# SAGE Express vs Pro



## Argonaut (Dec 10, 2009)

I have a tweaked & loved & well used Gaggia Classic & Gaggia burr grinder, and while they have done a great job, I think it’s time to move on.

I would like to get a bean to cup Espresso machine,
Happy to invest a reasonable amount, ~£600 but not going to go for the over a grand machines.

So far my looking around seems to lead to the SAGE Barista Express.
or if stretch budget a little the SAGE Barista Pro
Any reason not to get either, or is there something else to consider?


----------



## Dallah (Jan 31, 2015)

I shall trot out my prejudice against bean to cup machines. Their integrated grinders are invariable second rate at best and on top of a hot espresso machine (the hopper for the grinder) is a terrible place to store your precious espresso beans. Of course YMMV.


----------



## Argonaut (Dec 10, 2009)

MERGED posts to avoid repetition :- Mod
.......................................................................​Thinking of buying a bean to cup (from my Gaggia Classic)

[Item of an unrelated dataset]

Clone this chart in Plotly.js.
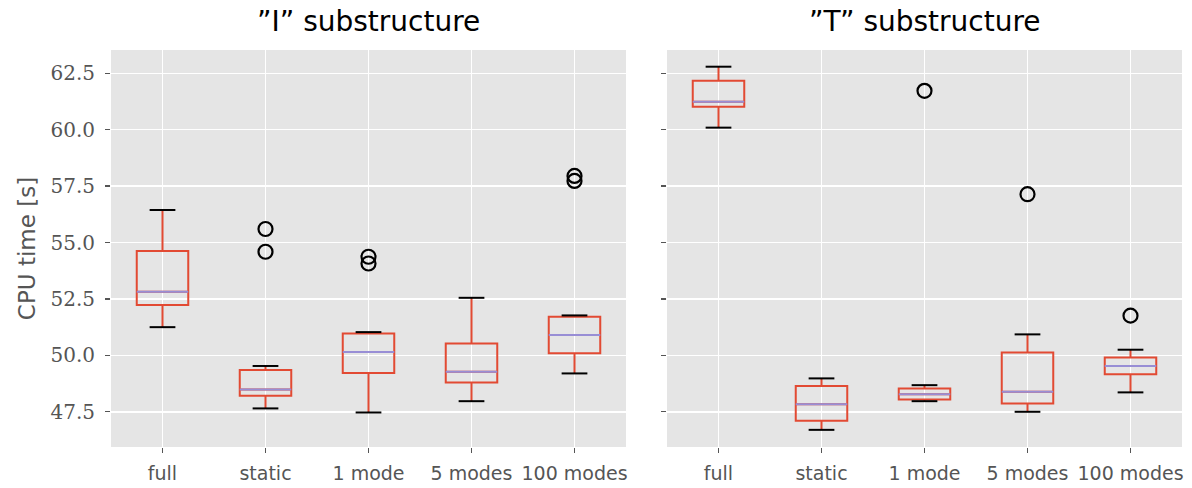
<!DOCTYPE html>
<html>
<head>
<meta charset="utf-8">
<script src="https://cdn.plot.ly/plotly-3.0.1.min.js"></script>
<style>html,body{margin:0;padding:0;background:#fff;}#chart{width:1192px;height:488px;}</style>
</head>
<body>
<div id="chart"></div>
<script>
// ---- data ----
const categories = ["full", "static", "1 mode", "5 modes", "100 modes"];
const panelTitles = ["”I” substructure", "”T” substructure"];

// "I" substructure
const I_lower  = [51.25, 47.65, 47.47, 47.97, 49.20];
const I_q1     = [52.23, 48.21, 49.22, 48.80, 50.09];
const I_median = [52.82, 48.49, 50.15, 49.27, 50.90];
const I_q3     = [54.62, 49.35, 50.97, 50.53, 51.71];
const I_upper  = [56.44, 49.53, 51.03, 52.55, 51.77];
const I_fliers = [[], [55.60, 54.59], [54.37, 54.07], [], [57.95, 57.73]];

// "T" substructure
const T_lower  = [60.09, 46.70, 47.97, 47.50, 48.36];
const T_q1     = [61.02, 47.10, 48.05, 47.87, 49.16];
const T_median = [61.24, 47.83, 48.28, 48.39, 49.53];
const T_q3     = [62.17, 48.64, 48.53, 50.13, 49.91];
const T_upper  = [62.79, 48.98, 48.68, 50.93, 50.25];
const T_fliers = [[], [], [61.72], [57.14], [51.76]];

// ---- style ----
const BOX = "#E24A33", MED = "#988ED5", CAP = "#000000";
const BOXW = 0.5, CAPW = 0.25;
const SANS = "'DejaVu Sans', sans-serif";

const pos = categories.map((c, i) => i + 1);

function segs(vals, half) {
  const xs = [], ys = [];
  vals.forEach((v, i) => { xs.push(pos[i] - half, pos[i] + half, null); ys.push(v, v, null); });
  return {xs, ys};
}

function panel(lower, q1, med, q3, upper, fliers, xa, ya) {
  const out = [];
  out.push({
    type: "box", x: pos, q1: q1, median: med, q3: q3,
    lowerfence: lower, upperfence: upper,
    width: BOXW, whiskerwidth: 0, boxpoints: false,
    line: {color: BOX, width: 2}, fillcolor: "rgba(0,0,0,0)",
    xaxis: xa, yaxis: ya, hoverinfo: "skip", showlegend: false
  });
  const m = segs(med, BOXW / 2);
  out.push({type: "scatter", mode: "lines", x: m.xs, y: m.ys, line: {color: MED, width: 2},
            xaxis: xa, yaxis: ya, hoverinfo: "skip", showlegend: false});
  const lo = segs(lower, CAPW / 2), hi = segs(upper, CAPW / 2);
  out.push({type: "scatter", mode: "lines", x: lo.xs.concat(hi.xs), y: lo.ys.concat(hi.ys),
            line: {color: CAP, width: 2}, xaxis: xa, yaxis: ya, hoverinfo: "skip", showlegend: false});
  const fx = [], fy = [];
  fliers.forEach((arr, i) => arr.forEach(v => { fx.push(pos[i]); fy.push(v); }));
  out.push({type: "scatter", mode: "markers", x: fx, y: fy,
            marker: {symbol: "circle-open", size: 14, color: CAP, line: {width: 2.2, color: CAP}},
            xaxis: xa, yaxis: ya, hoverinfo: "skip", showlegend: false});
  return out;
}

const data = panel(I_lower, I_q1, I_median, I_q3, I_upper, I_fliers, "x", "y")
  .concat(panel(T_lower, T_q1, T_median, T_q3, T_upper, T_fliers, "x2", "y2"));

const W = 1192, H = 488;
const plotTop = 50, plotBottom = 447;
const yDom = [1 - plotBottom / H, 1 - plotTop / H];
const yRange = [45.94, 63.53];
const yTicks = [47.5, 50.0, 52.5, 55.0, 57.5, 60.0, 62.5];

const xBase = {
  range: [0.5, 5.5], tickvals: pos, ticktext: categories,
  showgrid: true, gridcolor: "#FFFFFF", gridwidth: 1.5, zeroline: false,
  ticks: "outside", ticklen: 5, tickwidth: 1.2, tickcolor: "#555555",
  ticklabelstandoff: 4,
  tickfont: {family: SANS, size: 19, color: "#555555"},
  showline: false, fixedrange: true
};
const yBase = {
  range: yRange, tickvals: yTicks, domain: yDom,
  showgrid: true, gridcolor: "#FFFFFF", gridwidth: 1.5, zeroline: false,
  ticks: "outside", ticklen: 5, tickwidth: 1.2, tickcolor: "#555555",
  ticklabelstandoff: 6,
  tickfont: {family: "'DejaVu Serif', 'Liberation Serif', serif", size: 20, color: "#555555"},
  showline: false, fixedrange: true
};

const layout = {
  width: W, height: H,
  margin: {l: 0, r: 0, t: 0, b: 0},
  paper_bgcolor: "#FFFFFF", plot_bgcolor: "#E5E5E5",
  showlegend: false,
  xaxis: Object.assign({}, xBase, {domain: [111 / W, 626 / W], anchor: "y"}),
  xaxis2: Object.assign({}, xBase, {domain: [667 / W, 1182 / W], anchor: "y2"}),
  yaxis: Object.assign({}, yBase, {
    anchor: "x", tickformat: ".1f",
    title: {text: "CPU time [s]", standoff: 8,
            font: {family: SANS, size: 23, color: "#555555"}}
  }),
  yaxis2: Object.assign({}, yBase, {anchor: "x2", showticklabels: false}),
  annotations: [
    {text: panelTitles[0], xref: "paper", yref: "paper", x: (111 + 626) / 2 / W, y: 1 - 22 / H,
     xanchor: "center", yanchor: "middle", showarrow: false,
     font: {family: SANS, size: 28, color: "#000000"}},
    {text: panelTitles[1], xref: "paper", yref: "paper", x: (667 + 1182) / 2 / W, y: 1 - 22 / H,
     xanchor: "center", yanchor: "middle", showarrow: false,
     font: {family: SANS, size: 28, color: "#000000"}}
  ]
};

Plotly.newPlot("chart", data, layout, {displayModeBar: false, staticPlot: true});
</script>
</body>
</html>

I had been focussing on the Express, but I could stretch budget to The Pro.

I can see that fast warm up and instant switch to steam temp is an advantage, and maybe it is a serious evolution of home espresso machines.
LCD display I’m unsure about, they have a habit on not being very good after several years.
The extra adjustments of grind may not be any real benefits.

Thoughts. ? anybody here using one


----------



## ImthatGuy (Dec 4, 2015)

Argonaut said:


> MERGED posts to avoid repetition :- Mod
> .......................................................................​Thinking of buying a bean to cup (from my Gaggia Classic)
> 
> I had been focussing on the Express, but I could stretch budget to The Pro.
> ...


I've had a Pro for about 18 months, moving from a Rancilio Silvia. I chose it over the Express because of the extra grinder control and the LCD display. It's worked well and reliably over that time.

I find the grinder gives me sufficient control for me to get the coffee I want the way I want it and, to that extent, the extra cost of the Pro was justified. The faster warmup is nice too, but only a minor consideration. I'm happy to recommend the Pro

The Express is often available on a deal, so that might be a factor


----------



## Jonathon White (Dec 7, 2021)

Same as any grinder in that category. It’s ok but keep a good grind I found very difficult with the pro. You can have it all set one day and the next it will have moved a little. Plus the fine tune in the bur basket is such a pain. But at the end of the day it will get you there if your patient. If it’s just espresso your after as in a shot to drink. Well. Probably not going to get consistent taste


----------